On the other side of the debate, Ross Dawson, a futurist, was speaking to Newspaper Publishers’ Association in Australia and predicted that within 10 years, mobile reading devices would allow people to consume news on the run and be the “primary news interface”.
He predicted the costs would fall from the $600 iPad level to under $10. “More sophisticated news readers will be foldable, or rollable, gesture-controlled and fully interactive,” he said.
He predicted journalism would be “increasingly crowdsourced” to “hordes of amateurs overseen by professionals.” (We now have that on the web, mostly with no adult supervision)
He did predict expert journalists would still be employed in Australia. Audiences would be guided to trusted journalists by some form of public reputation measures (probably recorded from electronics sensors implanted in our skins and transmitted wirelessly to the Media Measurement Algorithm Monitor in the sky).

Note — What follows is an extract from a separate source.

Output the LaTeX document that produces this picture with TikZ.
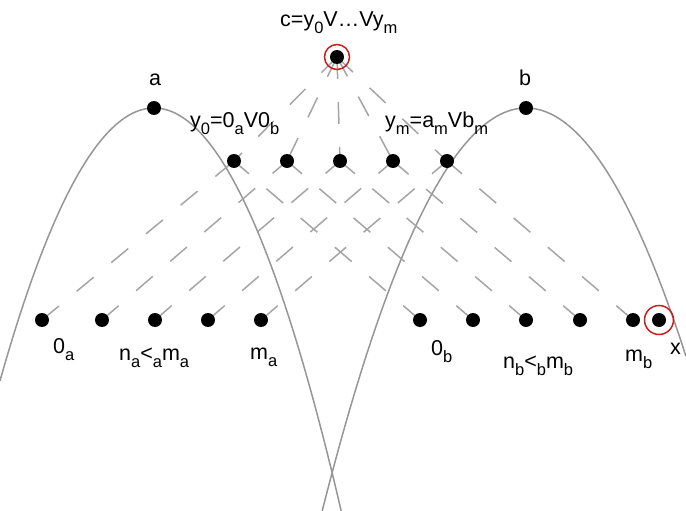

Bottom line: this former printer journalist and long-time PR practitioner believes the printed word will continue to be valued by many, most notably those with a sense of the weight of non-electronic media. I read four papers every morning with breakfast and love to see how the news is played, the relationships of stories, news judgment in context and find new discoveries on every page. Sure, you can get a little serendipity online, but I don’t think the medium works that way. I find the printed variety better for scanning and quickly absorbing the flow of news and trends. I can turn a page and scan it faster for information than I can scrolling through a website screen or agonizing as I view 14 lines of news at a time on my Blackberry.
Joe, thanks for the post. I second the motion: print is rebounding — in 2011 and beyond.